Kevin Fogle
July 27, 2015

Local food festivals spotlight fruits and vegetables traditionally grown in different areas of the country. 

Kevin Fogle

One of my favorite warm-weather activities (when I’m not spending time in my garden) is learning about and celebrating regional culinary customs that feature ingredients traditionally grown in my area. Local foods are special. They have deep roots and are essential elements that help bind diverse groups of people together with a unique shared edible heritage. One of the most popular and fun ways to enjoy local vegetables and fruits is at small, regional food festivals. Over the last few years, I’ve attended a number of local events dedicated to diverse produce like okra, strawberries, sweet potatoes, peanuts, peaches and heirloom tomatoes.

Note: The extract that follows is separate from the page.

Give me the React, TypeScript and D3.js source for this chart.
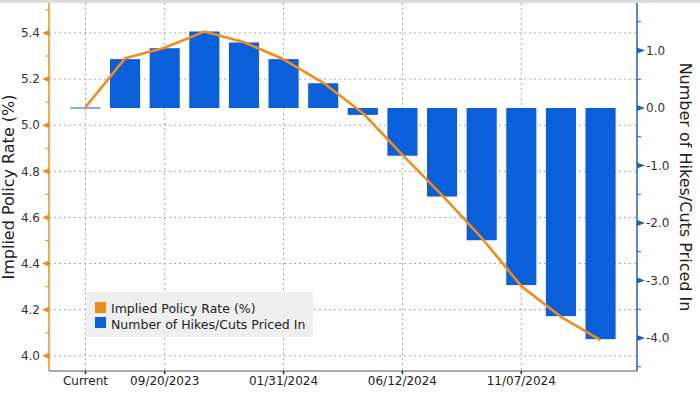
import React from "react";
import * as d3 from "d3";

// meeting dates (first entry is the spot level)
const meetings = [
  "Current",
  "07/26/2023",
  "09/20/2023",
  "11/01/2023",
  "12/13/2023",
  "01/31/2024",
  "03/20/2024",
  "05/01/2024",
  "06/12/2024",
  "07/31/2024",
  "09/18/2024",
  "11/07/2024",
  "12/18/2024",
  "01/29/2025",
];
const shownDates = ["Current", "09/20/2023", "01/31/2024", "06/12/2024", "11/07/2024"];

// implied policy rate (%) - left axis
const impliedRate = [
  5.078, 5.29, 5.336, 5.406, 5.36, 5.286, 5.184, 5.053, 4.871, 4.697, 4.511, 4.302, 4.169, 4.068,
];
// number of hikes / cuts priced in - right axis
const hikesCuts = [
  0, 0.85, 1.04, 1.33, 1.14, 0.85, 0.43, -0.12, -0.83, -1.54, -2.3, -3.08, -3.62, -4.02,
];

const leftTicks = [4.0, 4.2, 4.4, 4.6, 4.8, 5.0, 5.2, 5.4];
const leftMinor = [4.1, 4.3, 4.5, 4.7, 4.9, 5.1, 5.3, 5.5];
const rightTicks = [-4, -3, -2, -1, 0, 1];
const rightMinor = [-4.5, -3.5, -2.5, -1.5, -0.5, 0.5, 1.5];

const ORANGE = "#f08c1e";
const BLUE = "#0b5fd9";
const FONT = "'DejaVu Sans', sans-serif";

export default function App() {
  const width = 700;
  const height = 394;
  const left = 49;
  const right = 637;
  const top = 3;
  const bottom = 371;

  const x = d3.scalePoint<string>().domain(meetings).range([left, right]).padding(0.92);
  const yL = d3.scaleLinear().domain([3.934, 5.543]).range([bottom, 0]);
  const yR = d3.scaleLinear().domain([-4.574, 1.878]).range([bottom, 0]);
  const barW = x.step() * 0.76;

  const line = d3
    .line<number>()
    .x((_, i) => x(meetings[i]) as number)
    .y((d) => yL(d));

  return (
    <svg
      width={width}
      height={height}
      style={{ position: "fixed", left: 0, top: 0, background: "#fff", fontFamily: FONT }}
    >
      <rect x={0} y={0} width={width} height={top} fill="#dcdcdc" />

      {/* grid */}
      {leftTicks.map((t) => (
        <line
          key={"hg" + t}
          x1={left}
          x2={right}
          y1={yL(t)}
          y2={yL(t)}
          stroke="#a8a8a8"
          strokeWidth={1}
          strokeDasharray="2,3"
        />
      ))}
      {shownDates.map((d) => (
        <line
          key={"vg" + d}
          x1={x(d)}
          x2={x(d)}
          y1={top}
          y2={bottom}
          stroke="#a8a8a8"
          strokeWidth={1}
          strokeDasharray="2,3"
        />
      ))}

      {/* bars */}
      {hikesCuts.map((v, i) => {
        const y0 = yR(0);
        const y1 = yR(v);
        const h = Math.max(1, Math.abs(y1 - y0));
        return (
          <rect
            key={"b" + i}
            x={(x(meetings[i]) as number) - barW / 2}
            y={v >= 0 ? y0 - (v === 0 ? 0.5 : h) : y0}
            width={barW}
            height={h}
            fill={BLUE}
          />
        );
      })}

      {/* implied rate line */}
      <path d={line(impliedRate) || ""} fill="none" stroke={ORANGE} strokeWidth={2.6} strokeLinejoin="round" />

      {/* left axis */}
      <line x1={left} x2={left} y1={top} y2={bottom} stroke={ORANGE} strokeWidth={1.5} />
      {leftMinor.map((t) => (
        <line key={"lm" + t} x1={left - 4} x2={left} y1={yL(t)} y2={yL(t)} stroke={ORANGE} strokeWidth={1} />
      ))}
      {leftTicks.map((t) => (
        <g key={"lt" + t}>
          <path
            d={`M${left},${yL(t) - 3}L${left - 7},${yL(t)}L${left},${yL(t) + 3}Z`}
            fill={ORANGE}
          />
          <text x={left - 9} y={yL(t)} dy="0.35em" textAnchor="end" fontSize={12} fill="#333">
            {t.toFixed(1)}
          </text>
        </g>
      ))}
      <text
        transform={`translate(${14},${187}) rotate(-90)`}
        textAnchor="middle"
        fontSize={16}
        fill="#222"
      >
        Implied Policy Rate (%)
      </text>

      {/* right axis */}
      <line x1={right} x2={right} y1={top} y2={bottom} stroke="#2462b0" strokeWidth={1.5} />
      {rightMinor.map((t) => (
        <line key={"rm" + t} x1={right} x2={right + 4} y1={yR(t)} y2={yR(t)} stroke="#2462b0" strokeWidth={1} />
      ))}
      {rightTicks.map((t) => (
        <g key={"rt" + t}>
          <path
            d={`M${right},${yR(t) - 3}L${right + 8},${yR(t)}L${right},${yR(t) + 3}Z`}
            fill="#2462b0"
          />
          <text x={right + 9} y={yR(t)} dy="0.35em" textAnchor="start" fontSize={12} fill="#333">
            {t.toFixed(1)}
          </text>
        </g>
      ))}
      <text
        transform={`translate(${680},${187}) rotate(90)`}
        textAnchor="middle"
        fontSize={16}
        fill="#222"
      >
        Number of Hikes/Cuts Priced In
      </text>

      {/* bottom axis */}
      <line x1={left} x2={right} y1={bottom} y2={bottom} stroke="#555" strokeWidth={1.2} />
      {shownDates.map((d) => (
        <g key={"xt" + d}>
          <line x1={x(d)} x2={x(d)} y1={bottom} y2={bottom + 3} stroke="#222" strokeWidth={1.5} />
          <text x={x(d)} y={385} textAnchor="middle" fontSize={12} fill="#222">
            {d}
          </text>
        </g>
      ))}

      {/* legend */}
      <rect x={87} y={292} width={226} height={45} fill="#efefef" />
      <rect x={95} y={302} width={11} height={11} fill={ORANGE} />
      <text x={111} y={312.5} fontSize={12.5} fill="#222">
        Implied Policy Rate (%)
      </text>
      <rect x={95} y={317} width={11} height={11} fill={BLUE} />
      <text x={111} y={328.5} fontSize={12.5} fill="#222">
        Number of Hikes/Cuts Priced In
      </text>
    </svg>
  );
}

I spent part of last Saturday at the Tasty Tomato Festival here in South Carolina. Put on by a local nonprofit organization dedicated to supporting sustainable farming methods in central South Carolina, the festival helps raise funds for their important mission. Well-planned events like this provide growers and foodies alike a chance to talk to gardeners, farmers, chefs and other knowledgeable folks about growing and consuming tomatoes and other local produce.

An afternoon spent at a typical festival will also involve live music, samples of the featured ingredients, foods that highlight produce from local chefs and community organizations, and a variety of other activities. And as a fun aside, many of these events even include a competitive angle, like the old county or state fairs, where you can enter produce that you grew to be judged for best taste, greatest size or perfect appearance. At the Tasty Tomato Festival one of our family friends took first place in a tomato photo contest with a great picture of an heirloom tomato glistening in the morning dew at their suburban micro-farm.

Sadly, some of the food based festivals have outgrown their local roots and have become more like large carnivals with amusement rides, midway games and non-local concession stands that have nothing to do with the professed theme of the event. An okra celebration here in South Carolina has nearly reached this sad status. Of the dozens of food stands, only one or two of the venders offered edible okra snacks. Instead, visitors are treated to the usual fare: fried Oreos, massive turkey legs, funnel cakes and ribbon fries. While I am sure the larger festivals help bring in more money for the worthy local organizations that put on the events, they should not lose their focus on education and consumption of wonderful local ingredients that make every town or region special and unique.